Em A morte de Ivan Ilitch, de Leon Tolstoi, o personagem principal se ressentia da indiferença e da afetação dos médicos e dos familiares. Afetação e indiferença bem poderiam também fazer parte do delírio do doente, mas é certo que a tristeza convencional (social) é bastante insincera. E isto é um retrato fiel da realidade.

Ou, como bem disse Fabrício Tavares de Moraes:
No conto “Angústia”, Tchekhov narra a excruciante dor do cocheiro Yona Potapov, que havia perdido há pouco seu menino em razão de uma febre misteriosa. Tentando comunicar-se e falar de sua perda a todos os que entram em seu coche, depara-se com a completa indiferença dos tipos sociais. Por fim, encontra no seu cavalo o único ouvinte atento: “O cavalinho vai mastigando, escuta e sopra na mão de seu amo… Yona anima-se e conta-lhe tudo…”.
Considerar a angústia humana pelas reações ou ritos sociais que se lhe seguem é próprio de uma alma imersa nas trevas mais estéreis.

A verdade é que nossas dores, especialmente as mais lancinantes, as mais profundas, as mais indelevelmente marcantes, raramente são compartilhadas por outros. São angústias pessoais, não sociais.

Que esta espécie de “aborto social” da dor individual, assassinada e esquecida pela multidão, seja um aspecto da realidade é irrelevante para a causa do aborto. A única coisa que o "aborto social" prova é a extensão da depravação humana.

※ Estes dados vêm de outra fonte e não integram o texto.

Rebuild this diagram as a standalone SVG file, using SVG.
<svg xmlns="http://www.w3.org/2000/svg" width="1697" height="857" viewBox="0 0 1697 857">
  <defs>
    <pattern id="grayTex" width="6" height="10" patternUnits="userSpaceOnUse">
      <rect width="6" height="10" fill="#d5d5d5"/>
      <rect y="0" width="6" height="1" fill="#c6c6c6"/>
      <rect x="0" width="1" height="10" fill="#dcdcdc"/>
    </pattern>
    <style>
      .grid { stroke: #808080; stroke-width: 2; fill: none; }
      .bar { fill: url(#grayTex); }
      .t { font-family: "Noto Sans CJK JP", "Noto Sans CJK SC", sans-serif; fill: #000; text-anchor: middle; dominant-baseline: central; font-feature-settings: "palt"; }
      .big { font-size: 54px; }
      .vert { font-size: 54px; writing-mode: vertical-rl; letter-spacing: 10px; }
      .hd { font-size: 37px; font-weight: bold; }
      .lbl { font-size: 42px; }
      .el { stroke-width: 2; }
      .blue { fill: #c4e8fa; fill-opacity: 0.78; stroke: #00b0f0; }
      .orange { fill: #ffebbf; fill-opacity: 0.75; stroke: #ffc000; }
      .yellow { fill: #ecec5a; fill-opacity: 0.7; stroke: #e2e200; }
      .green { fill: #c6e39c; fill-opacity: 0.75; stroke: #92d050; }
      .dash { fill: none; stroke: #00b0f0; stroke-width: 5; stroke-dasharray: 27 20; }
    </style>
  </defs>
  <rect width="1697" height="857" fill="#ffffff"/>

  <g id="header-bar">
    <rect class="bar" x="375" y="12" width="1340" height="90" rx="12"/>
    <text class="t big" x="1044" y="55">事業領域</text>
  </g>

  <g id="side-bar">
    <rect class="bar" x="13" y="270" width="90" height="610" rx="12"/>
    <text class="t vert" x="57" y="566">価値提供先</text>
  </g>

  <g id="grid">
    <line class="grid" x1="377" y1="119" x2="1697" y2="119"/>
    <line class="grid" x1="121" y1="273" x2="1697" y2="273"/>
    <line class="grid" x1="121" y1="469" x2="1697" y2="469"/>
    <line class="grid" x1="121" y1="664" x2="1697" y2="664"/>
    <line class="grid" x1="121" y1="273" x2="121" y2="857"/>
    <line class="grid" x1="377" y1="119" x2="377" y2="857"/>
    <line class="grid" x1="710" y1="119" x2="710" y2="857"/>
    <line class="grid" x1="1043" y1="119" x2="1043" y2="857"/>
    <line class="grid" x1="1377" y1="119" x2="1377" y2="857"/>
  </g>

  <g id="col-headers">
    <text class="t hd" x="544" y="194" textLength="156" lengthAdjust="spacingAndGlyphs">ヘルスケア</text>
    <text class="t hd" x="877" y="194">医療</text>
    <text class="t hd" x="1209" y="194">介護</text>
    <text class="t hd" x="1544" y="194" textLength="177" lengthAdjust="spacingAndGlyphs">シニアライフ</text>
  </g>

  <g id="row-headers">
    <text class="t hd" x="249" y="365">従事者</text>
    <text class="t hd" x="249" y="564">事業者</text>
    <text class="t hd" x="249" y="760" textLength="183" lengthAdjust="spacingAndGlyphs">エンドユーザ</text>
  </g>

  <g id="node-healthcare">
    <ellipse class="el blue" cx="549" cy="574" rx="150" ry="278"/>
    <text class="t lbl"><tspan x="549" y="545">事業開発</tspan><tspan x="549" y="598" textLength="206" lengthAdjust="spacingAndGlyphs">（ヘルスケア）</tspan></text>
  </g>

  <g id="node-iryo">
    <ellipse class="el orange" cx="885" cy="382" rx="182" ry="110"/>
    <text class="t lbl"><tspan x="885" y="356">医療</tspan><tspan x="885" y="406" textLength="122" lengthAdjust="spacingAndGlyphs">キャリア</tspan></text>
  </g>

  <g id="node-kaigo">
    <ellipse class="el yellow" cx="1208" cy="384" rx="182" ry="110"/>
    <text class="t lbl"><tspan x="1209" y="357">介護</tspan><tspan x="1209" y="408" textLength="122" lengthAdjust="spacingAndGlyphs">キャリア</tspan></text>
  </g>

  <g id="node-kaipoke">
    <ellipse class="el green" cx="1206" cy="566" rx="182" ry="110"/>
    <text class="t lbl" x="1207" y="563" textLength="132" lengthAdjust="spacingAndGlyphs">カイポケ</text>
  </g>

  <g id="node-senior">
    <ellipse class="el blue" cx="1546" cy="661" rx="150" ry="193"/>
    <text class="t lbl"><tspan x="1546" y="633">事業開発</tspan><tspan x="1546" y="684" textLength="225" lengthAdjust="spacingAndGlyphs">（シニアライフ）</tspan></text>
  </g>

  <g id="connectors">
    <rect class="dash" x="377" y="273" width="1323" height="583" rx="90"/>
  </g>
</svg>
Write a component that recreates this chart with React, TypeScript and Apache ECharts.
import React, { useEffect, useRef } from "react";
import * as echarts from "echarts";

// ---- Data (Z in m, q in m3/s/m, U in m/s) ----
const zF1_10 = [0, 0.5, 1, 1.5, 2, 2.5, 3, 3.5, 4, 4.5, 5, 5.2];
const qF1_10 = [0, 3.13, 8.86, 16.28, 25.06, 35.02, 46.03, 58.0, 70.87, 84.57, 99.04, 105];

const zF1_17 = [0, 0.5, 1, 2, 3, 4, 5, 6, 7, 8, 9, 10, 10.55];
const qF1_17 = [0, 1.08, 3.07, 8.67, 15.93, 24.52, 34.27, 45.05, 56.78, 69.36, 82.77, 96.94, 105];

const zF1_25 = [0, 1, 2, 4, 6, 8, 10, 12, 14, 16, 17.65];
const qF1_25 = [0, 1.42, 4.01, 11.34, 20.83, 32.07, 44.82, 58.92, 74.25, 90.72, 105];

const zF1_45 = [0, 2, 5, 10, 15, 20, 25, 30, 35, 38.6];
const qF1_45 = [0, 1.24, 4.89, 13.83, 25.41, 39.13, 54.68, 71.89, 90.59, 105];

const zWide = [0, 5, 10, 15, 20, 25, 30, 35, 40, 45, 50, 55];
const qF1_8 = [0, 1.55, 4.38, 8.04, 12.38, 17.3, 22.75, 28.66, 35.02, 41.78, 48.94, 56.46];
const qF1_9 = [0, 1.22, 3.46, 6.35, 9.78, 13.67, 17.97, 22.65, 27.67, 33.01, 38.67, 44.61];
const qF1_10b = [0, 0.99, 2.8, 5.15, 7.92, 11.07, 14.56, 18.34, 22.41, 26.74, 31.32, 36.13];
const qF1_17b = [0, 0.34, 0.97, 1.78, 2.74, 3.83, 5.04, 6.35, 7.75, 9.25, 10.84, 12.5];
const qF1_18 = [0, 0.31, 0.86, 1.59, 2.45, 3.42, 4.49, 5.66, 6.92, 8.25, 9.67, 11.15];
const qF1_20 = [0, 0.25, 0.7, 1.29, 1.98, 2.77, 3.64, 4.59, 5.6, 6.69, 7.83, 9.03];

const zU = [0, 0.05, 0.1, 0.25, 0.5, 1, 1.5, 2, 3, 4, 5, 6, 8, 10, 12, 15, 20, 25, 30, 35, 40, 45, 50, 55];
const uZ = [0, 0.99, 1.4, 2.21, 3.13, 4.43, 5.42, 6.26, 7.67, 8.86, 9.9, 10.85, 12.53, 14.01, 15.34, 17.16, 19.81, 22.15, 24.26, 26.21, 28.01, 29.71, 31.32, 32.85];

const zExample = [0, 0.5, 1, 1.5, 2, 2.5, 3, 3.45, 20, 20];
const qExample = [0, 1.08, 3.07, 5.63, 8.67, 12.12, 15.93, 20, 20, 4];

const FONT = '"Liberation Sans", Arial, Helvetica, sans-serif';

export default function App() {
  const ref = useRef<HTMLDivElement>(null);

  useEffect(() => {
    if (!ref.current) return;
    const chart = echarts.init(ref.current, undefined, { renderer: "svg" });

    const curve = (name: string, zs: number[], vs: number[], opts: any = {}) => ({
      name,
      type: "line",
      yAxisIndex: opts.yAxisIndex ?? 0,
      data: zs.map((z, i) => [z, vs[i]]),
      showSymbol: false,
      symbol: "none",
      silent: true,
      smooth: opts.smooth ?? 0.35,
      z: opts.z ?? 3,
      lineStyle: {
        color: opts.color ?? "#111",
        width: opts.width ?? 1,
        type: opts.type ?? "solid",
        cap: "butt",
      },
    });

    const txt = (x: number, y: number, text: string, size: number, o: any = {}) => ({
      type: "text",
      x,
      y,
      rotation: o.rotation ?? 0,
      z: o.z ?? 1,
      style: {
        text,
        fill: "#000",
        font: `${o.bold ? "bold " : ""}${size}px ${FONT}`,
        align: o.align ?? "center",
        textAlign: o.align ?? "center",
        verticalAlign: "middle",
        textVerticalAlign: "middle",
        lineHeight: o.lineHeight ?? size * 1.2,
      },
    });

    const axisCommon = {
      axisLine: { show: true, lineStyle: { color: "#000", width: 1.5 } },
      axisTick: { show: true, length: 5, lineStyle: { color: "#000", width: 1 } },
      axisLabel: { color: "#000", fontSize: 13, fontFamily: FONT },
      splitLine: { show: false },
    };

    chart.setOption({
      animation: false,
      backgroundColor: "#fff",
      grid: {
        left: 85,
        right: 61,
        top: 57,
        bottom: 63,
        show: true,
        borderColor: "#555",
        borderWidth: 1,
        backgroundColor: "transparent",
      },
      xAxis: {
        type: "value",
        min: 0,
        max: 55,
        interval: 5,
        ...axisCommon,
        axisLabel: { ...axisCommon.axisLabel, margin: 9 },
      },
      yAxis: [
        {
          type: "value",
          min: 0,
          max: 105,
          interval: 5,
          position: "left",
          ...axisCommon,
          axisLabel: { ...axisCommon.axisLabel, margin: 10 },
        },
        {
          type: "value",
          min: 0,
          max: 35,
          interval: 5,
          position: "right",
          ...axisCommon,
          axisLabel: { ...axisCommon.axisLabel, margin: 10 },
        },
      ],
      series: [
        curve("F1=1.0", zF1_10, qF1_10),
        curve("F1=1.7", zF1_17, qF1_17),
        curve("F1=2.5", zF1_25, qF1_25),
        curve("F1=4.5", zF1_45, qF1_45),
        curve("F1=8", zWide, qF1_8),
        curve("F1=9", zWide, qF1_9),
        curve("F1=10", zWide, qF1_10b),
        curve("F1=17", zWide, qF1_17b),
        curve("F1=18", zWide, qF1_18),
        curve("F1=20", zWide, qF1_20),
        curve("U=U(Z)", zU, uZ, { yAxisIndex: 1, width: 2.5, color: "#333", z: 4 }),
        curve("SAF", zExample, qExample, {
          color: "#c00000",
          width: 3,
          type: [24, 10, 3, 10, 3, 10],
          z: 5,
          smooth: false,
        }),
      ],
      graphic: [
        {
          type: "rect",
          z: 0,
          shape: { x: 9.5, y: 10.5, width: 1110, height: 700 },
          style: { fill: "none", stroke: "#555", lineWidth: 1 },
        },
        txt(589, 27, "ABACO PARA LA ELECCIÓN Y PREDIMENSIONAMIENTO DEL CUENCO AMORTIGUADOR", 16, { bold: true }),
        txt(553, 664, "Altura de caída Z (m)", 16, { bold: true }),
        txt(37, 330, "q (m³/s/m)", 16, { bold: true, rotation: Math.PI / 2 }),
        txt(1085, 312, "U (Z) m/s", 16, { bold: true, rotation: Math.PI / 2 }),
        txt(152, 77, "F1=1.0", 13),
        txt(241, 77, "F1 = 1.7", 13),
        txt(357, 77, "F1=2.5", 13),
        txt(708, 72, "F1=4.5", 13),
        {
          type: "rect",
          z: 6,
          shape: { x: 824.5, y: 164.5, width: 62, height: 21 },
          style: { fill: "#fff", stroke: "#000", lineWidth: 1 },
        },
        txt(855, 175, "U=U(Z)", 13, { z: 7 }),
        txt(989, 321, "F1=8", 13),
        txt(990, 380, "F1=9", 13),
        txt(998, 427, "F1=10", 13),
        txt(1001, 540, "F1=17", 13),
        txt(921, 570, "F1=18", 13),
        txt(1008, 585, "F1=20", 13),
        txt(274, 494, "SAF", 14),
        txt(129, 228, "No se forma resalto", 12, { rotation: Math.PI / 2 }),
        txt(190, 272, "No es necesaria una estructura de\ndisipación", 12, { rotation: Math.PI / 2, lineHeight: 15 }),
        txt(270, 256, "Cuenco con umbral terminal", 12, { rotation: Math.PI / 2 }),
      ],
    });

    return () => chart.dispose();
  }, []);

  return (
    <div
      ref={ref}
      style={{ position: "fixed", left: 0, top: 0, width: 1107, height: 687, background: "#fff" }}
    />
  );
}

A tese que faz depender a humanidade do feto à qualquer consciência social por meio de ritos é um desrespeito tanto ao feto quanto à própria angústia de inúmeros pais que sofrem a perda de um filho, quer participem isso socialmente quer pranteiem em silêncio. É uma monstruosidade.

Justificar, pois, a própria imoralidade pela insensibilidade social é cabal, total e perfeitamente abjeto. É acumular testemunho da própria podridão contra si.

É uma tristeza que o homem seja capaz de propor tais termos.